Curtis Diles said he did get his PHS diploma after the war.

“I failed to graduate from Portsmouth because I had not taken a required history course. After the war I returned to PHS in order to make up the lost credits and get my diploma,” he said. “I was elated when the principal told me, ‘Diles, you MADE history, (so) I see no need for you to take any course in history.’ All I could say was ‘Thank you, sir!’”

Speaking in response to his interview by a Daily Times reporter for this story, he said, “Your prompting has caused me to review the past 65 years and I find I have had a full enjoyable life with one son, three daughters, 15 grandchildren and five great-grandchildren, and still enjoy every day.
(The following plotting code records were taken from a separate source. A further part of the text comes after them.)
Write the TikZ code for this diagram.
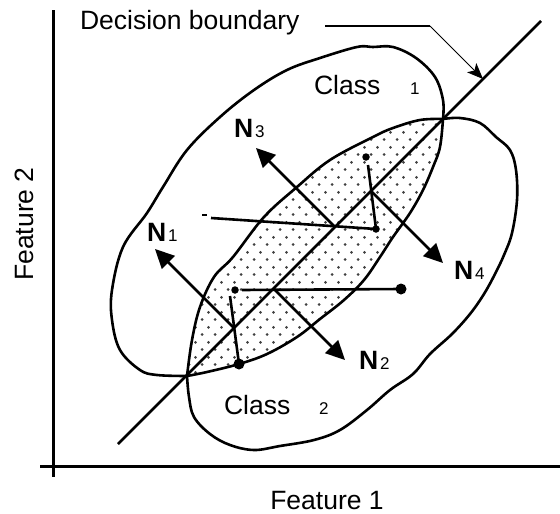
\documentclass[tikz,border=0pt]{standalone}
\usepackage{fontspec}
\setmainfont{Liberation Sans}
\usetikzlibrary{arrows.meta,patterns.meta}
\pgfdeclarepattern{
  name=sparsedots, type=uncolored,
  bottom left={\pgfpointorigin}, top right={\pgfpoint{13.3pt}{14.6pt}},
  tile size={\pgfpoint{13.3pt}{14.6pt}},
  code={\pgfpathcircle{\pgfpoint{3.3pt}{3.6pt}}{1.5pt}\pgfpathcircle{\pgfpoint{9.95pt}{10.9pt}}{1.5pt}\pgfusepath{fill}}
}
\begin{document}
\begin{tikzpicture}[x=1pt,y=-1pt,
  every node/.style={inner sep=0pt, outer sep=0pt},
  lbl/.style={font=\fontsize{26.5}{31}\selectfont, anchor=base west},
  sublbl/.style={font=\fontsize{17}{20}\selectfont, anchor=base west},
  contour/.style={line width=2.6pt, line join=round},
  axisline/.style={line width=3pt},
  normalarrow/.style={line width=2.8pt, -{Triangle[length=19pt,width=18pt]}},
  segline/.style={line width=2.6pt},
  dotsmall/.style={circle, fill, minimum size=7.5pt},
  dotbig/.style={circle, fill, minimum size=11pt},
]
\useasboundingbox (0,0) rectangle (560,514);

% key coordinates
\coordinate (A) at (187,376);
\coordinate (B) at (443,119);

% shaded intersection
\fill[pattern=sparsedots, pattern color=black!75]
  plot[smooth, tension=0.6] coordinates {(187,376) (207,372) (239,364) (267,354) (297,337) (320,319) (344,300) (364,280) (380,257) (393,237) (410,213) (423,190) (433,167) (440,147) (443,119)}
  -- plot[smooth, tension=0.6] coordinates {(443,119) (420,120) (393,128) (373,137) (330,160) (297,187) (264,217) (233,257) (214,277) (200,307) (192,340) (187,376)}
  -- cycle;

% Class 1 contour
\draw[contour]
  plot[smooth, tension=0.6] coordinates {(443,119) (443,100) (435,77) (416,58) (393,47) (373,47) (357,47) (320,58) (287,70) (254,90) (220,117) (187,150) (163,187) (147,213) (123,247) (112,290) (112,320) (120,350) (140,370) (157,375) (187,376)}
  -- plot[smooth, tension=0.6] coordinates {(187,376) (207,372) (239,364) (267,354) (297,337) (320,319) (344,300) (364,280) (380,257) (393,237) (410,213) (423,190) (433,167) (440,147) (443,119)};

% Class 2 contour
\draw[contour]
  plot[smooth, tension=0.6] coordinates {(187,376) (189,397) (194,417) (210,434) (230,445) (254,450) (280,446) (314,440) (340,430) (367,410) (390,390) (413,374) (430,354) (452,334) (470,314) (484,294) (495,274) (504,255) (512,233) (517,200) (516,170) (510,150) (496,137) (480,123) (460,118) (443,119)}
  -- plot[smooth, tension=0.6] coordinates {(443,119) (420,120) (393,128) (373,137) (330,160) (297,187) (264,217) (233,257) (214,277) (200,307) (192,340) (187,376)};

% axes
\coordinate (ytop) at (53,10);
\coordinate (ybot) at (53,477);
\coordinate (xl) at (40,466);
\coordinate (xr) at (560,466);
\draw[axisline] (ytop) -- (ybot);
\draw[axisline] (xl) -- (xr);

% decision boundary
\coordinate (dbl) at (118,444);
\coordinate (dbu) at (541,21);
\draw[contour] (dbl) -- (dbu);

% leader
\coordinate (lstart) at (325,26);
\coordinate (lbend) at (430,26);
\coordinate (ltip) at (483,79);
\draw[line width=2.6pt] (lstart) -- (lbend);
\draw[line width=0.8pt, -{Stealth[length=16pt,width=13pt,inset=4pt]}] (lbend) -- (ltip);

% dots
\node[dotsmall] (d1) at (366,157) {};
\node[dotsmall] (d2) at (376,229) {};
\node[dotsmall] (d3) at (235,290) {};
\node[dotbig] (d4) at (401,289) {};
\node[dotbig] (d5) at (239,364) {};

% segments
\coordinate (m1) at (202,215);
\coordinate (m2) at (207,215);
\draw[line width=2.4pt] (m1) -- (m2);
\coordinate (s1) at (211,218);
\draw[segline] (s1) -- (d2.center);
\coordinate (s2) at (368,165);
\draw[segline] (s2) -- (d2.center);
\coordinate (s3) at (242,290);
\draw[segline] (s3) -- (d4.center);
\coordinate (s4) at (230,296);
\draw[segline] (s4) -- (d5.center);

% normal arrows
\coordinate (a3s) at (335,227); \coordinate (a3t) at (256,148);
\coordinate (a4s) at (371,191); \coordinate (a4t) at (443,263);
\coordinate (a1s) at (234,328); \coordinate (a1t) at (155,249);
\coordinate (a2s) at (274,289); \coordinate (a2t) at (345,360);
\draw[normalarrow] (a3s) -- (a3t);
\draw[normalarrow] (a4s) -- (a4t);
\draw[normalarrow] (a1s) -- (a1t);
\draw[normalarrow] (a2s) -- (a2t);

% labels
\node[lbl] (dec) at (80,30) {Decision boundary};
\node[lbl, anchor=base] (f1) at (327,509) {Feature 1};
\node[lbl, anchor=base, rotate=90] (f2) at (33,224) {Feature 2};
\node[lbl] (c1) at (314,94) {Class};
\node[sublbl] (c1n) at (410,94) {1};
\node[lbl] (c2) at (224,414) {Class};
\node[sublbl] (c2n) at (319,414) {2};
\node[lbl] (n1) at (147,241) {\textbf{N}\hspace{2pt}{\fontsize{17}{20}\selectfont 1}};
\node[lbl] (n3) at (234,137) {\textbf{N}\hspace{2pt}{\fontsize{17}{20}\selectfont 3}};
\node[lbl] (n4) at (454,279) {\textbf{N}\hspace{2pt}{\fontsize{17}{20}\selectfont 4}};
\node[lbl] (n2) at (359,369) {\textbf{N}\hspace{2pt}{\fontsize{17}{20}\selectfont 2}};
\end{tikzpicture}
\end{document}
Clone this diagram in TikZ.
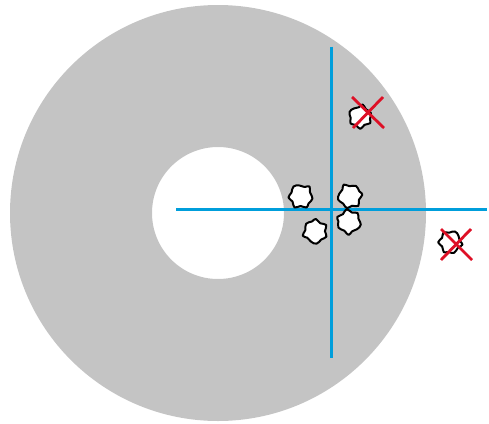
\documentclass[tikz,border=0pt]{standalone}
\definecolor{ringgray}{RGB}{196,196,196}
\definecolor{axisblue}{RGB}{0,158,219}
\definecolor{crossred}{RGB}{222,16,38}
\tikzset{
  blobline/.style={draw=black,fill=white,line width=2pt,line join=round},
  axis/.style={draw=axisblue,line width=2.8pt},
  cross/.style={draw=crossred,line width=2.8pt},
  pics/blob/.style={code={
    \path[blobline] plot[smooth cycle,tension=0.8] coordinates
      {(-1,-11)(4,-9.5)(9,-10)(9.5,-4)(12,2)(8,7)(6,11)(0,9.5)(-6,11)(-8,5)(-12,1)(-9,-4)(-7,-10)};
  }}
}
\begin{document}
\begin{tikzpicture}[x=1pt,y=-1pt]
\useasboundingbox (0,0) rectangle (489,423);
% annulus
\fill[ringgray,even odd rule] (218,213) circle[radius=208pt] (218,213) circle[radius=66pt];
% axes
\coordinate (hl) at (176,209.5);
\coordinate (hr) at (487,209.5);
\coordinate (vt) at (331.5,46.5);
\coordinate (vb) at (331.5,357.5);
\draw[axis] (hl) -- (hr);
\draw[axis] (vt) -- (vb);
% blobs
\pic[rotate=0] at (300.5,196.5) {blob};
\pic[rotate=70] at (350,196.5) {blob};
\pic[rotate=150] at (315.5,231.5) {blob};
\pic[rotate=220] at (349,221.5) {blob};
\pic[rotate=30,scale=0.95] at (360,117) {blob};
\pic[rotate=300,scale=0.95] at (450,242) {blob};
% red crosses
\coordinate (a1) at (352,97); \coordinate (a2) at (384,128);
\coordinate (a3) at (383,97); \coordinate (a4) at (353,128);
\draw[cross] (a1) -- (a2); \draw[cross] (a3) -- (a4);
\coordinate (b1) at (441,229); \coordinate (b2) at (472,260);
\coordinate (b3) at (471,229); \coordinate (b4) at (441,260);
\draw[cross] (b1) -- (b2); \draw[cross] (b3) -- (b4);
\end{tikzpicture}
\end{document}
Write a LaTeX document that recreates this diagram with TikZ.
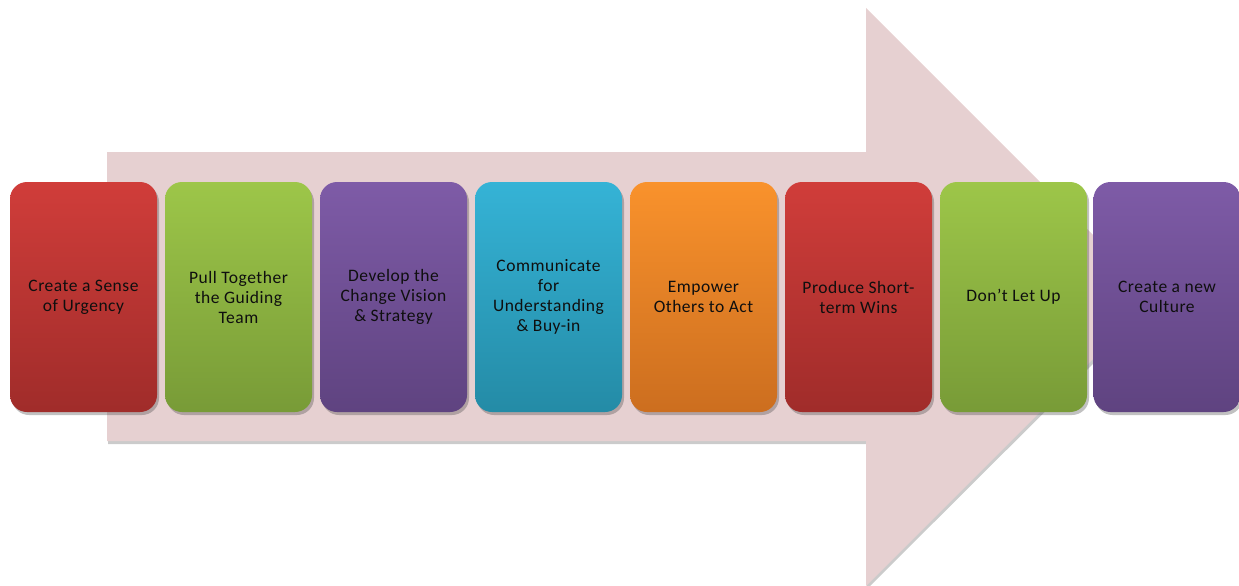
\documentclass[tikz,border=0pt]{standalone}
\usepackage{fontspec}
\setmainfont[LetterSpace=3]{Carlito}
\usetikzlibrary{shadows}
\definecolor{arrowpink}{RGB}{230,208,209}
\definecolor{redT}{RGB}{208,61,58}\definecolor{redB}{RGB}{160,44,42}
\definecolor{grnT}{RGB}{157,198,73}\definecolor{grnB}{RGB}{120,155,55}
\definecolor{purT}{RGB}{126,91,167}\definecolor{purB}{RGB}{95,67,128}
\definecolor{bluT}{RGB}{53,179,214}\definecolor{bluB}{RGB}{36,139,166}
\definecolor{orgT}{RGB}{249,146,44}\definecolor{orgB}{RGB}{204,110,31}
\definecolor{txt}{RGB}{15,15,15}
\begin{document}
\begin{tikzpicture}[x=1pt,y=-1pt,
  stagebox/.style={rounded corners=17pt, minimum width=147pt, minimum height=230pt,
    inner sep=0pt, align=center, text=txt,
    font=\fontsize{17.5}{20}\selectfont,
    drop shadow={shadow xshift=2pt, shadow yshift=-3pt, opacity=0.35, fill=black!70}},
  red/.style={stagebox, top color=redT, bottom color=redB},
  grn/.style={stagebox, top color=grnT, bottom color=grnB},
  pur/.style={stagebox, top color=purT, bottom color=purB},
  blu/.style={stagebox, top color=bluT, bottom color=bluB},
  org/.style={stagebox, top color=orgT, bottom color=orgB}]
\useasboundingbox (0,0) rectangle (1239,586);
% big arrow shadow and arrow
\fill[black!45, opacity=0.45] (108,155) -- (867,155) -- (867,11) -- (1157,300) -- (867,589) -- (867,444) -- (108,444) -- cycle;
\fill[arrowpink] (107,152) -- (866,152) -- (866,8) -- (1155,297) -- (866,586) -- (866,441) -- (107,441) -- cycle;
% stages
\node[red] (s1) at (83.5,297) {Create a Sense\\of Urgency};
\node[grn] (s2) at (238.5,297) {Pull Together\\the Guiding\\Team};
\node[pur] (s3) at (393.5,297) {Develop the\\Change Vision\\\& Strategy};
\node[blu] (s4) at (548.5,297) {Communicate\\for\\Understanding\\\& Buy-in};
\node[org] (s5) at (703.5,297) {Empower\\Others to Act};
\node[red] (s6) at (858.5,297) {Produce Short-\\term Wins};
\node[grn] (s7) at (1013.5,297) {Don’t Let Up};
\node[pur] (s8) at (1167,297) {Create a new\\Culture};
\end{tikzpicture}
\end{document}
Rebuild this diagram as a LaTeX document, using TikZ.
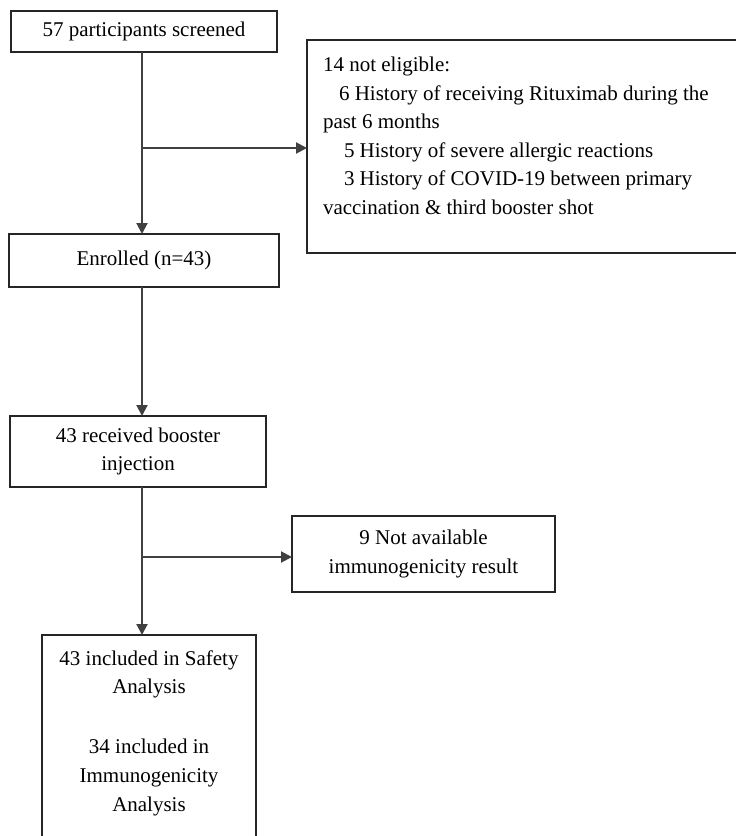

“My wife, Inez, and I are still maintaining our independent lifestyle with little help from anyone except for the love of our family and friends.”

He said his two years with the Army Air Force and the nine days he was in Serbia had a life-long effect on him.

“When our national leaders abandoned our ally, Serbia, it was devastating to see my life-saving friends abandoned to the Communist regime,” he said. “I still support my Serbian friends in any way I can.”